InTrust Global Investments exploring local viability of long-term sale-leaseback structure
BANKING/FINANCE 10 CARIBBEAN BUSINESS THURSDAY, SEPTEMBER 9, 2010
BY JOSÉ L. CARMONA
Washington, D.C.-based investment firm InTrust Global Investments LLC is exploring the viability of financing local public-private partnership (PPP) projects through the long-term sale-leaseback financing structure. InTrust Global Investments CEO Francisco Acuña said the sale-leaseback structure provides great competitive advantages when financing projects over a long term.
“It allows investment firms to finance large infrastructure projects long term by only using debt, thus removing the equity element out of the equation,” Acuña told CARIBBEAN BUSINESS during an exclusive interview.

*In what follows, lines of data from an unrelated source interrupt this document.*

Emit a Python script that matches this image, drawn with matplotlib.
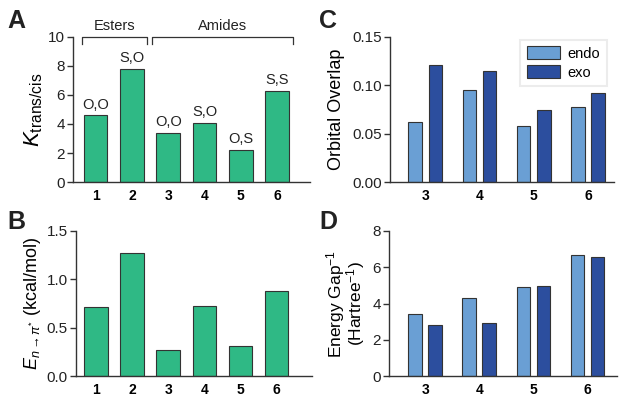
import numpy as np
import matplotlib
matplotlib.use("Agg")
import matplotlib.pyplot as plt

plt.rcParams['font.family'] = ['Liberation Sans', 'DejaVu Sans']
plt.rcParams['mathtext.fontset'] = 'custom'
plt.rcParams['mathtext.rm'] = 'Liberation Sans'
plt.rcParams['mathtext.it'] = 'Liberation Sans:italic'
plt.rcParams['mathtext.bf'] = 'Liberation Sans:bold'

# данные
compounds = ['1', '2', '3', '4', '5', '6']
k_trans_cis = [4.6, 7.8, 3.4, 4.1, 2.2, 6.3]
k_labels = ['O,O', 'S,O', 'O,O', 'S,O', 'O,S', 'S,S']
e_npi = [0.71, 1.27, 0.27, 0.72, 0.31, 0.88]

amides = ['3', '4', '5', '6']
overlap_endo = [0.062, 0.095, 0.058, 0.078]
overlap_exo = [0.121, 0.115, 0.074, 0.092]
gap_endo = [3.4, 4.3, 4.9, 6.65]
gap_exo = [2.8, 2.95, 4.95, 6.55]

green = '#2fb985'
light_blue = '#6a9fd4'
dark_blue = '#2c4e9e'
edge = '#333333'

fig = plt.figure(figsize=(6.24, 4.01), dpi=100)
axA = fig.add_axes([0.117, 0.546, 0.380, 0.362])
axB = fig.add_axes([0.122, 0.062, 0.378, 0.362])
axC = fig.add_axes([0.625, 0.546, 0.359, 0.362])
axD = fig.add_axes([0.624, 0.062, 0.365, 0.362])


def style(ax):
    for s in ('top', 'right'):
        ax.spines[s].set_visible(False)
    for s in ('left', 'bottom'):
        ax.spines[s].set_color(edge)
        ax.spines[s].set_linewidth(1.0)
    ax.tick_params(axis='y', direction='out', length=4, width=1.0, color=edge,
                   labelsize=11, labelcolor='#222222', pad=2)
    ax.tick_params(axis='x', length=0, labelsize=10, pad=5)
    for lab in ax.get_xticklabels():
        lab.set_fontweight('bold')


# A
x6 = np.arange(1, 7)
axA.bar(x6, k_trans_cis, width=0.65, color=green, edgecolor=edge, linewidth=0.8)
for xi, v, t in zip(x6, k_trans_cis, k_labels):
    axA.text(xi, v + 0.25, t, ha='center', va='bottom', fontsize=10.5, color='#222222')
axA.set_xlim(0.38, 6.91)
axA.set_ylim(0, 10)
axA.set_yticks([0, 2, 4, 6, 8, 10])
axA.set_xticks(x6)
axA.set_xticklabels(compounds)
axA.set_ylabel(r'$K_{\mathrm{trans/cis}}$', fontsize=16, labelpad=2)
# скобки Esters / Amides
for x0, x1, name in ((0.62, 2.41, 'Esters'), (2.55, 6.43, 'Amides')):
    axA.plot([x0, x0, x1, x1], [9.5, 10, 10, 9.5], color=edge, lw=0.9, clip_on=False)
    axA.text((x0 + x1) / 2, 10.25, name, ha='center', va='bottom', fontsize=10.5, color='#222222')
style(axA)

# B
axB.bar(x6, e_npi, width=0.65, color=green, edgecolor=edge, linewidth=0.8)
axB.set_xlim(0.45, 6.98)
axB.set_ylim(0, 1.5)
axB.set_yticks([0, 0.5, 1.0, 1.5])
axB.set_yticklabels(['0.0', '0.5', '1.0', '1.5'])
axB.set_xticks(x6)
axB.set_xticklabels(compounds)
axB.set_ylabel(r'$E_{n\rightarrow\pi^{*}}$ (kcal/mol)', fontsize=13, labelpad=3)
style(axB)

# C
x4 = np.arange(3, 7)
off = 0.185
w = 0.25
axC.bar(x4 - off, overlap_endo, width=w, color=light_blue, edgecolor=edge, linewidth=0.8, label='endo')
axC.bar(x4 + off, overlap_exo, width=w, color=dark_blue, edgecolor=edge, linewidth=0.8, label='exo')
axC.set_xlim(2.35, 6.48)
axC.set_ylim(0, 0.15)
axC.set_yticks([0, 0.05, 0.10, 0.15])
axC.set_yticklabels(['0.00', '0.05', '0.10', '0.15'])
axC.set_xticks(x4)
axC.set_xticklabels(amides)
axC.set_ylabel('Orbital Overlap', fontsize=13, labelpad=5)
leg = axC.legend(loc='upper right', bbox_to_anchor=(1.0, 1.03), fontsize=10.5, frameon=True,
                 fancybox=False, handlelength=2.3, handleheight=1.0, borderpad=0.45,
                 labelspacing=0.3, handletextpad=0.5)
leg.get_frame().set_edgecolor('#e8e8e8')
leg.get_frame().set_linewidth(1.5)
style(axC)

# D
axD.bar(x4 - off, gap_endo, width=w, color=light_blue, edgecolor=edge, linewidth=0.8)
axD.bar(x4 + off, gap_exo, width=w, color=dark_blue, edgecolor=edge, linewidth=0.8)
axD.set_xlim(2.34, 6.55)
axD.set_ylim(0, 8)
axD.set_yticks([0, 2, 4, 6, 8])
axD.set_xticks(x4)
axD.set_xticklabels(amides)
axD.set_ylabel('Energy Gap$^{-1}$\n(Hartree$^{-1}$)', fontsize=12.5, labelpad=4, linespacing=0.85)
style(axD)

# буквы панелей
for xf, yf, letter in ((0.012, 0.93, 'A'), (0.012, 0.43, 'B'), (0.512, 0.93, 'C'), (0.512, 0.43, 'D')):
    fig.text(xf, yf, letter, fontsize=18, fontweight='bold', color='#222222')

fig.savefig('out.png', dpi=100)
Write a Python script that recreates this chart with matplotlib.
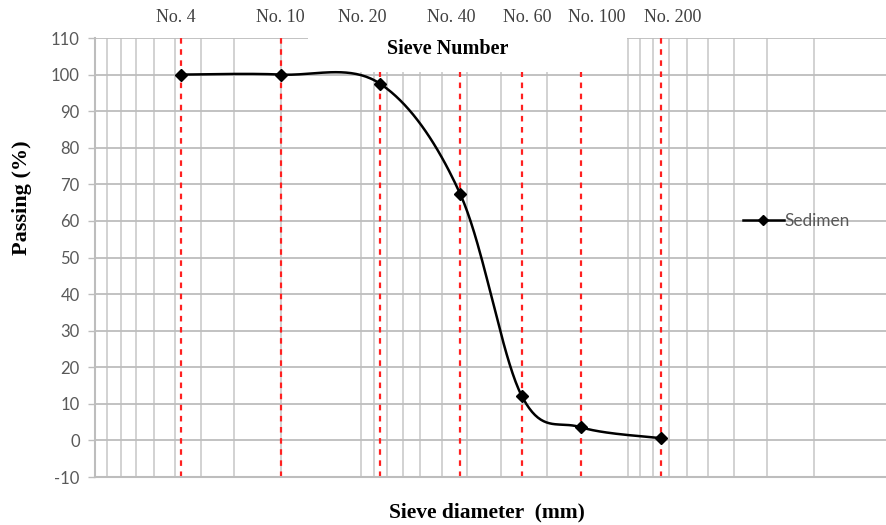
import numpy as np
import matplotlib
matplotlib.use('Agg')
import matplotlib.pyplot as plt
from matplotlib.patches import Rectangle
plt.rcParams['axes.unicode_minus'] = False

# sieve data
sieve_names = ['No. 4', 'No. 10', 'No. 20', 'No. 40', 'No. 60', 'No. 100', 'No. 200']
diameter = [4.75, 2.0, 0.85, 0.425, 0.25, 0.15, 0.075]
passing = [100, 100, 97.5, 67.3, 12.2, 3.6, 0.6]
# positions of the sieve-number labels on top (pixels)
label_x = [176, 280, 362, 451, 527, 597, 673]

W, H = 886, 525
fig = plt.figure(figsize=(W / 100, H / 100), dpi=100)
ax = fig.add_axes([95 / W, 1 - 477 / H, (894 - 95) / W, (477 - 38) / H])

ax.set_xscale('log')
ax.set_xlim(10, 0.01)
ax.set_ylim(-10, 110)
ax.set_yticks(np.arange(-10, 111, 10))
ax.set_axisbelow(True)
ax.grid(which='both', axis='x', color='#cfcfcf', lw=1.3)
ax.grid(which='major', axis='y', color='#bdbdbd', lw=1.3)
ax.tick_params(axis='x', which='both', length=0, labelbottom=False)
ax.tick_params(axis='y', length=5, color='#bdbdbd', width=1, colors='#595959',
               labelsize=12, pad=6)
for lab in ax.get_yticklabels():
    lab.set_family('Lato')
for s in ['top', 'right']:
    ax.spines[s].set_visible(False)
for s in ['left', 'bottom']:
    ax.spines[s].set_color('#bdbdbd')
    ax.spines[s].set_linewidth(1.5)

# red dashed sieve lines
for d in diameter:
    ax.axvline(d, color='#ff2020', ls=(0, (2.5, 2.5)), lw=1.6, zorder=1)

# white box behind "Sieve Number"
ax.add_patch(Rectangle((308 / W, 1 - 72 / H), (627 - 308) / W, 72 / H,
                       transform=fig.transFigure, facecolor='white',
                       edgecolor='none', clip_on=False, zorder=2))


# smooth line like Excel (Catmull-Rom in screen units)
def smooth(xs, ys, n=40):
    u = np.log10(xs) * 266.0
    v = np.array(ys) * 3.66
    P = np.column_stack([u, v])
    out = []
    for i in range(len(P) - 1):
        p0 = P[i - 1] if i > 0 else P[i]
        p1, p2 = P[i], P[i + 1]
        p3 = P[i + 2] if i + 2 < len(P) else P[i + 1]
        c1 = p1 + (p2 - p0) / 6
        c2 = p2 - (p3 - p1) / 6
        t = np.linspace(0, 1, n)[:, None]
        seg = ((1 - t) ** 3) * p1 + 3 * ((1 - t) ** 2) * t * c1 + 3 * (1 - t) * t ** 2 * c2 + t ** 3 * p2
        out.append(seg)
    out = np.vstack(out)
    return 10 ** (out[:, 0] / 266.0), out[:, 1] / 3.66


sx, sy = smooth(diameter, passing)
ax.plot(sx, sy, color='black', lw=1.8, zorder=3)
ax.plot(diameter, passing, ls='none', marker='D', ms=6, color='black', zorder=4)
# legend handle
ax.plot([], [], color='black', lw=1.8, marker='D', ms=5, label='Sedimen')
leg = ax.legend(loc='center left', bbox_to_anchor=((727 - 95) / (894 - 95), 70 / 120),
                frameon=False, handlelength=2.4, handletextpad=0.05,
                prop={'family': 'Lato', 'size': 12.4})
for t in leg.get_texts():
    t.set_color('#595959')

# text
for name, lx in zip(sieve_names, label_x):
    fig.text(lx / W, 1 - 17 / H, name, ha='center', va='center',
             family='Liberation Serif', fontsize=13, color='#404040')
fig.text(448 / W, 1 - 49 / H, 'Sieve Number', ha='center', va='center',
         family='Liberation Serif', fontweight='bold', fontsize=14.5)
fig.text(22 / W, 1 - 198 / H, 'Passing (%)', ha='center', va='center', rotation=90,
         family='Liberation Serif', fontweight='bold', fontsize=16)
fig.text(487 / W, 1 - 512 / H, 'Sieve diameter  (mm)', ha='center', va='center',
         family='Liberation Serif', fontweight='bold', fontsize=15.5)

fig.savefig('out.png', dpi=100)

Mr. Acuna from InTrust Global Investments, mentioned that InTrust’s relations have directly or indirectly invested over $8 billion in all kinds of projects, the vast majority using the sale-leaseback structure. InTrust is focusing in advising on this financial structure Throughout Latin America, including current ones in Costa Rica, Mexico, Brazil and Chile.
“We are very excited with Latin America, because it is probably the region with the most infrastructure potential in the world, ”Acuña said. “Our added value is our commitment to work very closely with institutional investors and local governments to explain to them why concrete projects in Latin America are a safe place to invest.”
The CEO indicated that before the 2007-08 global financial crisis, many of the world’s large infrastructure projects were being financed through high levels of debt.
“By 2008, that turned around completely. Now banks and investors want to see more equity,” Acuña noted. “We then decided to advise on the packaging and structure of local projects in the region through Rule 144A to get institutional investors to invest secure and well managed projects in Latin America through debt and investment grade guarantees.
Through local efforts by Capital Fidelity Corp. CEO Carlos Rosso, Acuña said he has been educated on the local PPP law and the various PPP projects being promoted by the government. To that end, Acuña has had initial conversations with PPP Authority Executive Director David Álvarez. “We’re barely starting our approach with the local government,” Acuña said. “The key here is to identify project operators that are entering, because eventually they will be the ones who will finance the project. The triangle formed by operators, developers and the government is the one we are interested in.”
Several of the world’s largest global infrastructure investors are expected to participate in Puerto
Rico’s PPP procurement process, including Abertis, Atlantia, CCR, Global Via and Transurban, as well as contractors like ACS, Ferrovial Cintra and OHL. Acuña said his company’s institutional investors, such as insurance companies, have expressed to his Firm their interest to invest in long-term projects in the U.S. and Latin America through InTrust Global Investments.
“What we have noticed so far in Puerto Rico is that there has been a vision to recognize the need to develop these PPP projects along with the private sector,” he said. “What we’re exploring
right now is if in fact Puerto Rico could finance many of these projects long term.”
Although the type of project to be financed has some weight, more important is if the PPP projects have the international credit rating that InTrust and its institutional investors are looking
for, Acuña said. The majority of the projects must be of more than $40 million to be viable, especially if they are infrastructure projects, he said. “The second requirement is that it has to be financially viable,” he said. “That’s where the traditional standard requirements to invest in a project come in. But if it has the international credit rating we’re seeking, that gives us more flexibility in structuring the financing.”